I made 3 variations of the jig for drilling the bolt holes in both the ends of the stretchers and into the side assemblies. The first one was just to be able to mark where the holes would be drilled, with the plan to use a combination of drill press, hand drill, and dowel drilling jig to drill the holes. I came to my senses and realized it would be much simpler to drill the holes with a plunge router. The second jig was like the first, but with the holes enlarged for a 7/16 guide bushing. Unfortunately, the jig wasn't stable enough with the router setting on top of it - too easy to rock it back and forth, so I scrapped that one too. The third jig was like the second but lengthened so that it could rest solidly on the surface of the MFT.
Here's the full set.
This was an attempt to use the second jig, but even with additional bracing clamped to the stretcher, it was still too unstable.
The third worked better after I figured out I needed to shim the side rail on the MFT to get a right angle with the top.
The result after plunge drilling a 1/4" hole as far as possible. I hand-drilled the remainder of the required depth into the stretcher.
For locating the jig on the side assemblies, I used a sacrificial short piece of tenon in each of the existing mortises to locate the jig.
I used the drill press with depth stop to drill the holes for the dowel nuts in the stretchers.

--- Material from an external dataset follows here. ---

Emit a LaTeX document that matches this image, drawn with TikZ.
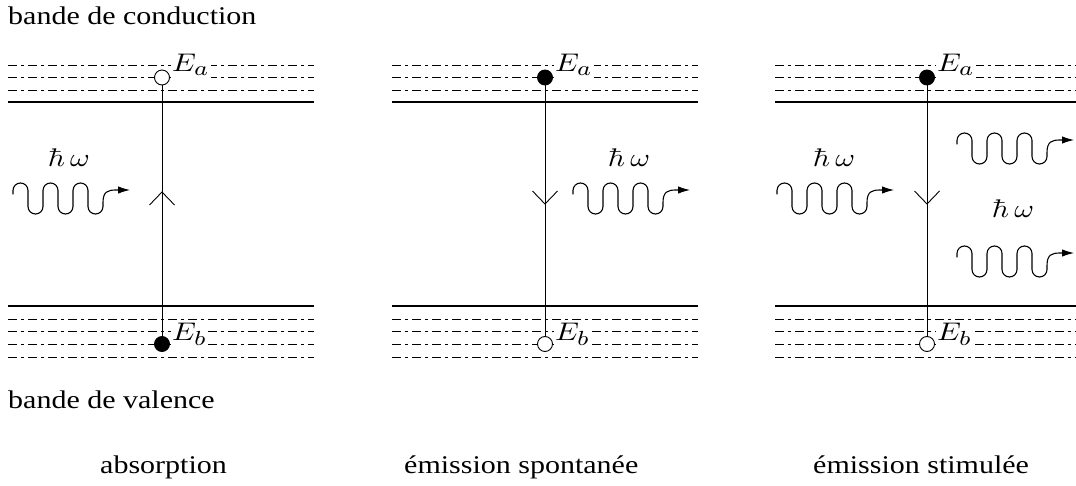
\documentclass[tikz,border=0pt]{standalone}
\usepackage[no-math]{fontspec}
\setmainfont{Liberation Serif}
\DeclareMathSizes{10}{10}{8}{6}
\usetikzlibrary{arrows.meta,calc}
\newcommand{\hstretch}[1]{\scalebox{3}[2.55]{#1}}
\tikzset{
  band/.style={line width=2.8pt},
  level/.style={line width=0.8pt, dash pattern=on 9pt off 4pt on 3pt off 4pt},
  trans/.style={line width=0.9pt},
  openstate/.style={circle, draw, line width=0.9pt, fill=white, minimum size=15pt, inner sep=0pt},
  fullstate/.style={circle, draw, line width=0.9pt, fill=black, minimum size=15pt, inner sep=0pt},
  elabel/.style={anchor=base west, fill=white, inner xsep=1.5pt, inner ysep=2.5pt},
  hwlabel/.style={anchor=base},
  txt/.style={anchor=base west, inner sep=0pt},
  photon/.pic={
    \draw[line width=1.1pt, -{Latex[length=12pt,width=7.5pt]}]
      (0,4) -- (0,0) arc[start angle=180,end angle=360,radius=7.5]
      -- (15,16) arc[start angle=180,end angle=0,radius=7.5]
      -- (30,0) arc[start angle=180,end angle=360,radius=7.5]
      -- (45,16) arc[start angle=180,end angle=0,radius=7.5]
      -- (60,0) arc[start angle=180,end angle=360,radius=7.5]
      -- (75,16) arc[start angle=180,end angle=0,radius=7.5]
      -- (90,12) .. controls (90,1) and (95,-0.5) .. (103,-0.5) -- (117,-0.5);
  }
}
\begin{document}
\begin{tikzpicture}[x=1pt,y=-1pt,font=\fontsize{10}{12}\selectfont]
\useasboundingbox (0,0) rectangle (1076,486);
% energy bands
\foreach \xa/\xb in {8/314, 392/698, 775/1076}{
  \foreach \yy in {65,77.5,90,319,331.5,344,357.5}{
    \draw[level] (\xa,\yy) -- (\xb,\yy);
  }
  \draw[band] (\xa,102) -- (\xb,102);
  \draw[band] (\xa,306) -- (\xb,306);
}
% ---------- absorption
\node[openstate] (a1) at (162,77.5) {};
\node[fullstate] (b1) at (162,344) {};
\draw[trans] (a1) -- (b1);
\coordinate (m1) at (162,192);
\draw[trans] ($(m1)+(-12.5,13)$) -- (m1) -- ($(m1)+(12.5,13)$);
\node[elabel] (ea1) at (170.5,72) {\hstretch{$E_a$}};
\node[elabel] (eb1) at (170.5,340) {\hstretch{$E_b$}};
\pic at (13,190.5) {photon};
\node[hwlabel] (hw1) at (69,167) {\hstretch{$\hbar\,\omega$}};
% ---------- emission spontanee
\node[fullstate] (a2) at (545,77.5) {};
\node[openstate] (b2) at (545,344) {};
\draw[trans] (a2) -- (b2);
\coordinate (m2) at (545,204);
\draw[trans] ($(m2)+(-12.5,-13)$) -- (m2) -- ($(m2)+(12.5,-13)$);
\node[elabel] (ea2) at (553.5,72) {\hstretch{$E_a$}};
\node[elabel] (eb2) at (553.5,340) {\hstretch{$E_b$}};
\pic at (573,190.5) {photon};
\node[hwlabel] (hw2) at (629,167) {\hstretch{$\hbar\,\omega$}};
% ---------- emission stimulee
\node[fullstate] (a3) at (927,77.5) {};
\node[openstate] (b3) at (927,344) {};
\draw[trans] (a3) -- (b3);
\coordinate (m3) at (927,204);
\draw[trans] ($(m3)+(-12.5,-13)$) -- (m3) -- ($(m3)+(12.5,-13)$);
\node[elabel] (ea3) at (935.5,72) {\hstretch{$E_a$}};
\node[elabel] (eb3) at (935.5,340) {\hstretch{$E_b$}};
\pic at (777,190.5) {photon};
\node[hwlabel] (hw3) at (834,167) {\hstretch{$\hbar\,\omega$}};
\pic at (957,140.5) {photon};
\pic at (957,253.5) {photon};
\node[hwlabel] (hw4) at (1013,218) {\hstretch{$\hbar\,\omega$}};
% ---------- texts
\node[txt] (tc) at (8,25) {\hstretch{bande de conduction}};
\node[txt] (tv) at (8,408) {\hstretch{bande de valence}};
\node[txt] (t1) at (100,473) {\hstretch{absorption}};
\node[txt] (t2) at (404,473) {\hstretch{émission spontanée}};
\node[txt] (t3) at (813,473) {\hstretch{émission stimulée}};
\end{tikzpicture}
\end{document}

I used flat head bolts with countersunk washers:
With the bolt holes in the side assembly drilled all the way through, I drilled the outside screw head counterbores on the drill press.
I had a legit sit test afterward with the chair assembled and taken out to the deck.
There's only a few things left to complete before I do the final edge roundovers and sanding: the arms and the pillow support rail and its mating channels.